## begin Material provided
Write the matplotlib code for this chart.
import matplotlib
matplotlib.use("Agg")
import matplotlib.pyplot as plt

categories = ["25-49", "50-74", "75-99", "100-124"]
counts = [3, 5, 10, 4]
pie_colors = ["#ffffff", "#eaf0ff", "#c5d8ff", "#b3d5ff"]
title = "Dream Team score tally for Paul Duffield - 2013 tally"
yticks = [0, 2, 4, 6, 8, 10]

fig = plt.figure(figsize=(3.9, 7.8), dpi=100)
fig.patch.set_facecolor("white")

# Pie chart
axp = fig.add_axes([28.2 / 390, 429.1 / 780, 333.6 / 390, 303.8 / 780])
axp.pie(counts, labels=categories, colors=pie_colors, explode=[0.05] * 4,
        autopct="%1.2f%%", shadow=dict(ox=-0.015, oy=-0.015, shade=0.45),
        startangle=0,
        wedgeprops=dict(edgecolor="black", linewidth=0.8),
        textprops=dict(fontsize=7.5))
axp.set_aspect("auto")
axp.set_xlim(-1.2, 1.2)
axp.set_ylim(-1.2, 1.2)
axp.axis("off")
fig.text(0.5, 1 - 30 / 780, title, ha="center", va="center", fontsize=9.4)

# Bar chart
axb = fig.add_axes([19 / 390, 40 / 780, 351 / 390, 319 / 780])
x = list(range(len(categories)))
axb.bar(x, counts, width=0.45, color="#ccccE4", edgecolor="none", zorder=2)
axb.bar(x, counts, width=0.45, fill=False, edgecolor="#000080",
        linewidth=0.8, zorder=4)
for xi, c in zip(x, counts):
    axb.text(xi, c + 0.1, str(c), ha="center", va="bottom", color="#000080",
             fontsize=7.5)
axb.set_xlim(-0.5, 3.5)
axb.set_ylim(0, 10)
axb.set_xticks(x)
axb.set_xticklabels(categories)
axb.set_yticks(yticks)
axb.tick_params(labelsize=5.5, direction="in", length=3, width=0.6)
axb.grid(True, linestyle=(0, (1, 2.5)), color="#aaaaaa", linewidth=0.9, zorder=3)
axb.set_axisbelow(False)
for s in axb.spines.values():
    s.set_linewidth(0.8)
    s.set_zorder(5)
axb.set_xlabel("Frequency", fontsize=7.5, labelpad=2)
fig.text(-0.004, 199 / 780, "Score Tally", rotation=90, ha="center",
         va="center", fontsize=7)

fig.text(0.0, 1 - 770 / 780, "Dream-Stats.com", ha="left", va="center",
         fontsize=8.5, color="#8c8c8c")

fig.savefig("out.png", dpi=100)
## end Material provided
## begin Material provided
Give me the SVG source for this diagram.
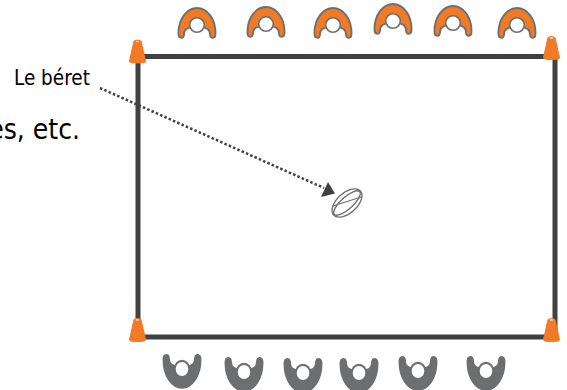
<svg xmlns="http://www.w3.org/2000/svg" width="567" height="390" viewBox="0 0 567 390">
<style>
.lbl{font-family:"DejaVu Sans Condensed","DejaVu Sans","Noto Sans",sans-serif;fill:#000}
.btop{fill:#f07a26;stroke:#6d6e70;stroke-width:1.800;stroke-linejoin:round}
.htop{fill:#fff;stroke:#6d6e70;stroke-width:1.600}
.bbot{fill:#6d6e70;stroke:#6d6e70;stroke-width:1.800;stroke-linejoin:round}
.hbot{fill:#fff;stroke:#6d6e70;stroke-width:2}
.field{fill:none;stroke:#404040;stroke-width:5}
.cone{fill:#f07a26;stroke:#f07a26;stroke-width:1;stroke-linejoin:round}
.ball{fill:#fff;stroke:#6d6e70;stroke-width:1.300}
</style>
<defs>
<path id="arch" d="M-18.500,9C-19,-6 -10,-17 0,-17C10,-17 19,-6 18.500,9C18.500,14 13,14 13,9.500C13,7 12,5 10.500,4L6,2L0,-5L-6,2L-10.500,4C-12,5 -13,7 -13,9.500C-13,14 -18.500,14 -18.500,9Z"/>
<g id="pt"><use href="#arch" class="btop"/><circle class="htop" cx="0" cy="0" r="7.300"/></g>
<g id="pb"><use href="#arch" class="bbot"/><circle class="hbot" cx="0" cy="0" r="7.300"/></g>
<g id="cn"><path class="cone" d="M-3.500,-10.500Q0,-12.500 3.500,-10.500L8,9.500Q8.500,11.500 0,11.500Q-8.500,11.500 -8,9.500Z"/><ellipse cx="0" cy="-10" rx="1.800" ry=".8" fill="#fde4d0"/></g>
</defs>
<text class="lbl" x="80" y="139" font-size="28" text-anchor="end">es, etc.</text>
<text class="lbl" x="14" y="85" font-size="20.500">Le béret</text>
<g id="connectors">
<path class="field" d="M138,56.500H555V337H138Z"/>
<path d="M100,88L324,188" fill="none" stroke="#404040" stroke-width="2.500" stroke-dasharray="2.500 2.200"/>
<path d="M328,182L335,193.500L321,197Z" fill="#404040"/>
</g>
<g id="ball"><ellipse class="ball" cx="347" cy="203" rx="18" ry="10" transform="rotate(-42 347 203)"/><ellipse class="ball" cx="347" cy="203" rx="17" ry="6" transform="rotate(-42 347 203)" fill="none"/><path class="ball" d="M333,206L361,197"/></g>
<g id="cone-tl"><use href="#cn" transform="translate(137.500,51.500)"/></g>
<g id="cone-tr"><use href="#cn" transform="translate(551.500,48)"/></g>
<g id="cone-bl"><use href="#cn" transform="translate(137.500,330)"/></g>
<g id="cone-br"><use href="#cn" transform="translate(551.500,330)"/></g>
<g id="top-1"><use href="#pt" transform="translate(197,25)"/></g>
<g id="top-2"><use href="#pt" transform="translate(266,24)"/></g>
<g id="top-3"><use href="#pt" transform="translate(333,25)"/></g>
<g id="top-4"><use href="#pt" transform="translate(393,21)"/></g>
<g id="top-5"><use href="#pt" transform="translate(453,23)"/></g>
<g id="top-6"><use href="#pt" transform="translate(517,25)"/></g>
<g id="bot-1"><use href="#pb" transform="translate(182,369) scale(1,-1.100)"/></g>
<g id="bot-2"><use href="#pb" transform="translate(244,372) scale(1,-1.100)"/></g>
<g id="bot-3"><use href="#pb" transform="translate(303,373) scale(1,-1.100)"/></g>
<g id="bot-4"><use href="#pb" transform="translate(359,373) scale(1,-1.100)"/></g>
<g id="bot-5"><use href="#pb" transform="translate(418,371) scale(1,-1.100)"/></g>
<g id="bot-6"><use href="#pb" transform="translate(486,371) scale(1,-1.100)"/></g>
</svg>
## end Material provided
Prompt:
Above are the entries. Output exactly the lines beginning with the line that has "Write the matplotlib code for this chart." and ending with the line that has "fig.text(0.5, 1 - 30".

Written solution:
Write the matplotlib code for this chart.
import matplotlib
matplotlib.use("Agg")
import matplotlib.pyplot as plt

categories = ["25-49", "50-74", "75-99", "100-124"]
counts = [3, 5, 10, 4]
pie_colors = ["#ffffff", "#eaf0ff", "#c5d8ff", "#b3d5ff"]
title = "Dream Team score tally for Paul Duffield - 2013 tally"
yticks = [0, 2, 4, 6, 8, 10]

fig = plt.figure(figsize=(3.9, 7.8), dpi=100)
fig.patch.set_facecolor("white")

# Pie chart
axp = fig.add_axes([28.2 / 390, 429.1 / 780, 333.6 / 390, 303.8 / 780])
axp.pie(counts, labels=categories, colors=pie_colors, explode=[0.05] * 4,
        autopct="%1.2f%%", shadow=dict(ox=-0.015, oy=-0.015, shade=0.45),
        startangle=0,
        wedgeprops=dict(edgecolor="black", linewidth=0.8),
        textprops=dict(fontsize=7.5))
axp.set_aspect("auto")
axp.set_xlim(-1.2, 1.2)
axp.set_ylim(-1.2, 1.2)
axp.axis("off")
fig.text(0.5, 1 - 30 / 780, title, ha="center", va="center", fontsize=9.4)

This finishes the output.